Ведь это они, а не всякого рода "руками водящие", выходили на огневой рубеж, на гладиаторскую арену, назови как хочешь, не посылая вместо себя кого-то, не глаголили с кафедр да в телевизионных студиях, а, не увиливая, не перепоручая и не жмуря от ужаса глаза, шли...

Да, чуть не забыл. У героини повести - "яснолобая голова" и "колокольчиковый смех".

Особняком в шорт-листе стоит повесть Михаила Тарковского "Кондромо" Спасибо редакции журнала "Октябрь", напечатавшей этот текст, спасибо неизвестному критику, номинировавшему его, спасибо членам жюри, включившим повесть Тарковского в шорт-лист.

В этой прелестной вещи из сибирской жизни местный колорит достигает с первой же страницы густоты совершенно анекдотической. Автор оглушает читателя тозовками (это, впрочем, кажется, как раз не диалектизм, а похожее на него ружье), кутухами и мездрами и торопится поведать ему о том, что такое юксы и из чего изготавливаются тесла.

Впрочем, разбирать и пересказывать этот текст я не в силах, раз уж не удалось эту песню ни задушить, ни убить - будем ее цитировать.

И это великое и исконное нельзя было назвать иначе, чем Образ...
Его профессионализм шел в направлении экономии времени...
Любили этого редкого человека за его прямоту, честность и то отношение ко всему, чем занимался, которое нельзя назвать иначе, чем высоким...
Внутреннее развитие их дружбы, дальнейшая семейная подноготная столь тщательно охранялись Виктором от посторонних глаз, что исключает какое-либо вторжение...
Весной он снял ее (невесту - М.Э.) с парохода, и снятие это носило столь яркие и характерные черты, что не описать его нельзя...

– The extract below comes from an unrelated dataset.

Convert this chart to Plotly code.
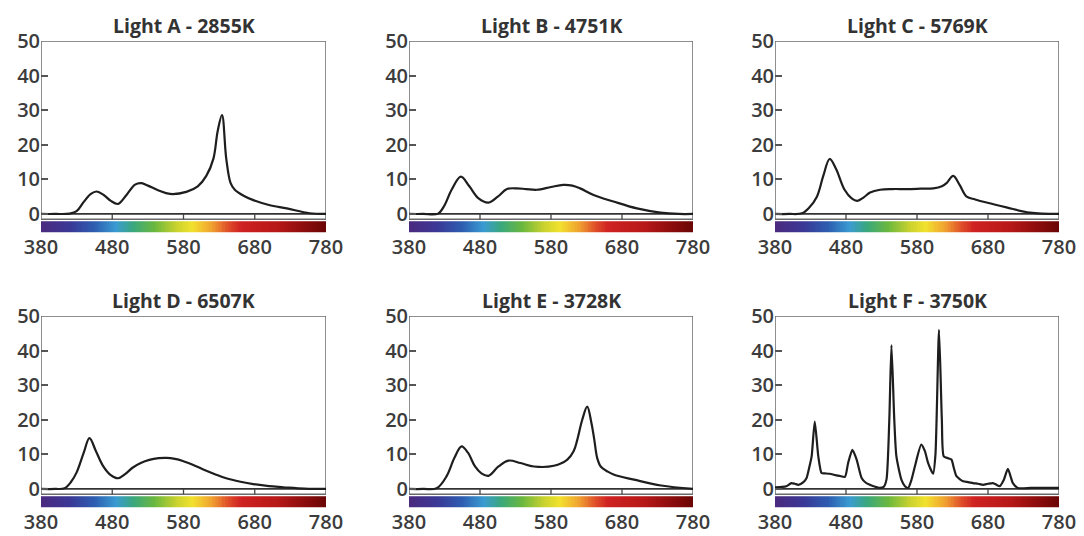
import numpy as np
import plotly.graph_objects as go

# ---------------- data ----------------
titles = ["Light A - 2855K", "Light B - 4751K", "Light C - 5769K",
          "Light D - 6507K", "Light E - 3728K", "Light F - 3750K"]

A_wl = [380, 400, 420, 430, 440, 450, 458, 468, 478, 488, 500, 512, 521, 530, 545, 561,
        584, 600, 612, 622, 628, 634, 640, 646, 652, 665, 678, 700, 725, 757, 780]
A_val = [0, 0, 0.1, 0.8, 3.5, 5.8, 6.5, 5.5, 3.8, 2.9, 5.5, 8.5, 8.9, 8.2, 6.8, 5.8,
         6.4, 8, 11, 16, 24, 28.6, 16, 9, 7, 5.2, 4, 2.6, 1.6, 0.2, 0]

B_wl = [380, 400, 421, 430, 440, 453, 465, 478, 492, 505, 518, 532, 545, 560, 580, 597,
        610, 621, 640, 668, 701, 734, 760, 780]
B_val = [0, 0, 0.1, 2.5, 7, 10.8, 8, 4.5, 3.3, 5, 7.2, 7.4, 7.2, 7.0, 7.8, 8.4,
         8.2, 7.4, 5.5, 3.6, 1.6, 0.4, 0, 0]

C_wl = [380, 400, 418, 428, 439, 448, 457, 466, 478, 488, 496, 505, 514, 528, 545, 565,
        585, 603, 615, 622, 631, 640, 650, 662, 678, 706, 739, 780]
C_val = [0, 0, 0.2, 1.8, 5, 11, 15.9, 13, 7, 4.5, 3.8, 4.8, 6.2, 7, 7.2, 7.2,
         7.3, 7.4, 8, 9, 11, 8.4, 5, 4.2, 3.3, 1.9, 0.4, 0]

D_wl = [380, 400, 413, 422, 430, 440, 448, 457, 467, 478, 488, 498, 509, 520, 532, 545,
        556, 568, 579, 593, 607, 625, 640, 660, 678, 700, 720, 750, 780]
D_val = [0, 0, 0.2, 2, 4.8, 10.5, 14.7, 11, 6.7, 4, 3.1, 4.3, 6.2, 7.5, 8.4, 8.9,
         9, 8.7, 8.1, 7, 5.7, 4.2, 3.1, 2.1, 1.4, 0.8, 0.5, 0.1, 0]

E_wl = [380, 400, 419, 433, 444, 454, 463, 473, 482, 492, 506, 520, 537, 556, 584, 603,
        612, 617, 624, 631, 637, 641, 645, 650, 660, 669, 697, 735, 780]
E_val = [0, 0, 0.2, 3.7, 9, 12.3, 10.5, 6.5, 4.5, 3.8, 6.5, 8.2, 7.5, 6.5, 6.7, 8.5,
         11, 14.2, 20, 23.8, 19, 14.2, 9, 6.5, 5, 4.1, 2.7, 1, 0]

F_wl = [380, 390, 396, 403, 408, 413, 420, 424.5, 428, 431.6, 436, 441, 445.6, 450, 457,
        465, 471, 478.5, 483, 489, 495, 502, 508, 513.6, 520, 527.7, 533, 537, 541, 544,
        548, 551, 558, 563, 567.6, 572, 577, 586, 591, 595.7, 602.7, 606, 611, 615, 617.7,
        623.8, 628.5, 632, 635.6, 645, 652, 659, 666, 673, 680, 687, 692, 696.5, 702, 708,
        712, 715, 722, 740, 760, 780]
F_val = [0.5, 0.6, 0.8, 1.7, 1.5, 1.2, 2, 3.2, 6, 9.4, 19.5, 9.4, 4.6, 4.5, 4.4,
         4.0, 3.8, 3.5, 7.5, 11.3, 8.5, 3.2, 1.8, 1.2, 0.7, 0.3, 0.6, 2.7, 20, 41.6,
         20, 9.4, 2.7, 0.8, 0.3, 2.5, 6.5, 12.8, 11, 7.5, 4.4, 10, 46, 20, 9.4,
         8.9, 8.5, 6, 3.7, 2.2, 2.0, 1.7, 1.5, 1.2, 1.5, 1.7, 1.2, 0.8, 2.5, 5.8,
         3.5, 1.7, 0.3, 0.3, 0.3, 0.3]

x_ticks = [380, 480, 580, 680, 780]
y_ticks = [0, 10, 20, 30, 40, 50]

series = [(A_wl, A_val), (B_wl, B_val), (C_wl, C_val),
          (D_wl, D_val), (E_wl, E_val), (F_wl, F_val)]

# visible spectrum colour stops (wavelength -> colour)
spec_stops = [(380, "#4b2a7e"), (420, "#3b3896"), (455, "#2d5db0"), (485, "#3a9bd2"),
              (510, "#3aa87c"), (540, "#6cb83e"), (570, "#c9d22e"), (592, "#f2e22e"),
              (620, "#f0a030"), (642, "#e0502a"), (660, "#cf2222"), (710, "#b81818"),
              (750, "#8c0c0c"), (780, "#6a0606")]

# ---------------- layout geometry (page pixels) ----------------
# the page body has an 8px margin, so the figure is drawn 8px smaller and offset
OFF = 8
W, H = 1084 - OFF, 536 - OFF
col_px = [(41, 326), (409, 693), (775, 1059)]
row_px = [(41, 233), (316, 508)]       # y=50 top, y=-5.5 bottom
title_y_px = [25, 300]

YMIN, YMAX = -5.5, 50
STRIP = -1.5
BAR_TOP, BAR_BOT = -2.1, -5.4

fig = go.Figure()

lo, hi = spec_stops[0][0], spec_stops[-1][0]
colorscale = [[(w - lo) / (hi - lo), c] for w, c in spec_stops]
edges = np.arange(380, 781, 2)
centers = (edges[:-1] + edges[1:]) / 2

text_col = "#3c3c3c"
tick_font = dict(family="Open Sans", size=20, color=text_col, weight=600)
layout_axes = {}
annotations = []
shapes = []


def px_x(p):
    return (p - OFF) / W


def px_y(p):
    return 1 - (p - OFF) / H


for i, (wl, val) in enumerate(series):
    r, c = divmod(i, 3)
    n = i + 1
    xa = "x" if n == 1 else f"x{n}"
    ya = "y" if n == 1 else f"y{n}"
    x0p, x1p = col_px[c]
    ytp, ybp = row_px[r]

    # spectrum bar
    fig.add_trace(go.Heatmap(
        x=edges, y=[BAR_BOT, BAR_TOP], z=[centers], colorscale=colorscale,
        zmin=lo, zmax=hi, showscale=False, hoverinfo="skip",
        xaxis=xa, yaxis=ya))

    # spectral curve
    fig.add_trace(go.Scatter(
        x=wl, y=val, mode="lines",
        line=dict(color="#1e1e1e", width=2.2, shape="spline",
                  smoothing=0.6 if i == 5 else 1.0),
        showlegend=False, hoverinfo="skip", xaxis=xa, yaxis=ya))

    layout_axes["xaxis" if n == 1 else f"xaxis{n}"] = dict(
        domain=[px_x(x0p), px_x(x1p)], range=[380, 780], anchor=ya, automargin=False,
        tickvals=x_ticks, ticks="", showgrid=False, zeroline=False, showline=False,
        tickfont=tick_font, fixedrange=True)
    layout_axes["yaxis" if n == 1 else f"yaxis{n}"] = dict(
        domain=[px_y(ybp), px_y(ytp)], range=[YMIN, YMAX], anchor=xa, automargin=False,
        tickvals=y_ticks, ticks="inside", ticklen=7, tickwidth=1.5, tickcolor="#555",
        showgrid=False, zeroline=False, showline=False,
        tickfont=tick_font, fixedrange=True)

    xref, yref = xa, ya
    # box frame down to the strip
    shapes.append(dict(type="rect", xref=xref, yref=yref, x0=380, x1=780, y0=STRIP, y1=YMAX,
                       line=dict(color="#6a6a6a", width=1.5), layer="below"))
    # zero line
    shapes.append(dict(type="line", xref=xref, yref=yref, x0=380, x1=780, y0=0, y1=0,
                       line=dict(color="#333", width=1.8), layer="below"))
    # x ticks into the strip
    for t in x_ticks[1:-1]:
        shapes.append(dict(type="line", xref=xref, yref=yref, x0=t, x1=t, y0=0, y1=STRIP,
                           line=dict(color="#444", width=1.3)))

    annotations.append(dict(
        text=f"<b>{titles[i]}</b>", x=px_x((x0p + x1p) / 2), y=px_y(title_y_px[r]),
        xref="paper", yref="paper", showarrow=False, xanchor="center", yanchor="middle",
        font=dict(family="Open Sans", size=19.5, color="#333")))

fig.update_layout(
    width=W, height=H, margin=dict(l=0, r=0, t=0, b=0, autoexpand=False),
    paper_bgcolor="white", plot_bgcolor="white", showlegend=False,
    annotations=annotations, shapes=shapes, **layout_axes)

fig.write_html("out.html")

Тем, кто считает, что я конспектирую пособие для иностранных студентов "Как нельзя сказать по-русски", напоминаю - это текст, отобранный высоким жюри из 19 претендентов для включения в шорт-лист премии за лучшую повесть года.

Витя думал о том, как к лицу молодому парню эти вилы, и суконные портки, и чистая мякоть зеленого навоза...
Витя знал, что корова - следующий и неминуемый этап его жизни...
В кособокой рубке топилась печка, и на звук Витиного мотора из нее показалась бабья голова в белом платке...

Предлагаю редакции РЖ установить счетчик и провести интерактивное голосование. Надо же выяснить, за что конкретно следует дать Тарковскому премию - за сорокинской силы сцену с несчастной бабой, которой топят печь, или все-таки за яркий образ парня, которому к лицу портки и навоз?

Признаться, к фильмам Андрея Тарковского, который приходится таежному жителю дядей, я всегда был равнодушен, а вот дедушку по-настоящему жалко. Из уважения к памяти великого поэта редакциям толстых журналов стоило бы, пожалуй, заключить пакт о недопущении впредь этого недоразумения на свои страницы...

Несколько лет назад Александр Генис констатировал: "Иван Петрович умер". "И не один раз", - хочется добавить мне по прочтении пяти вошедших в короткий список белкинской премии повестей.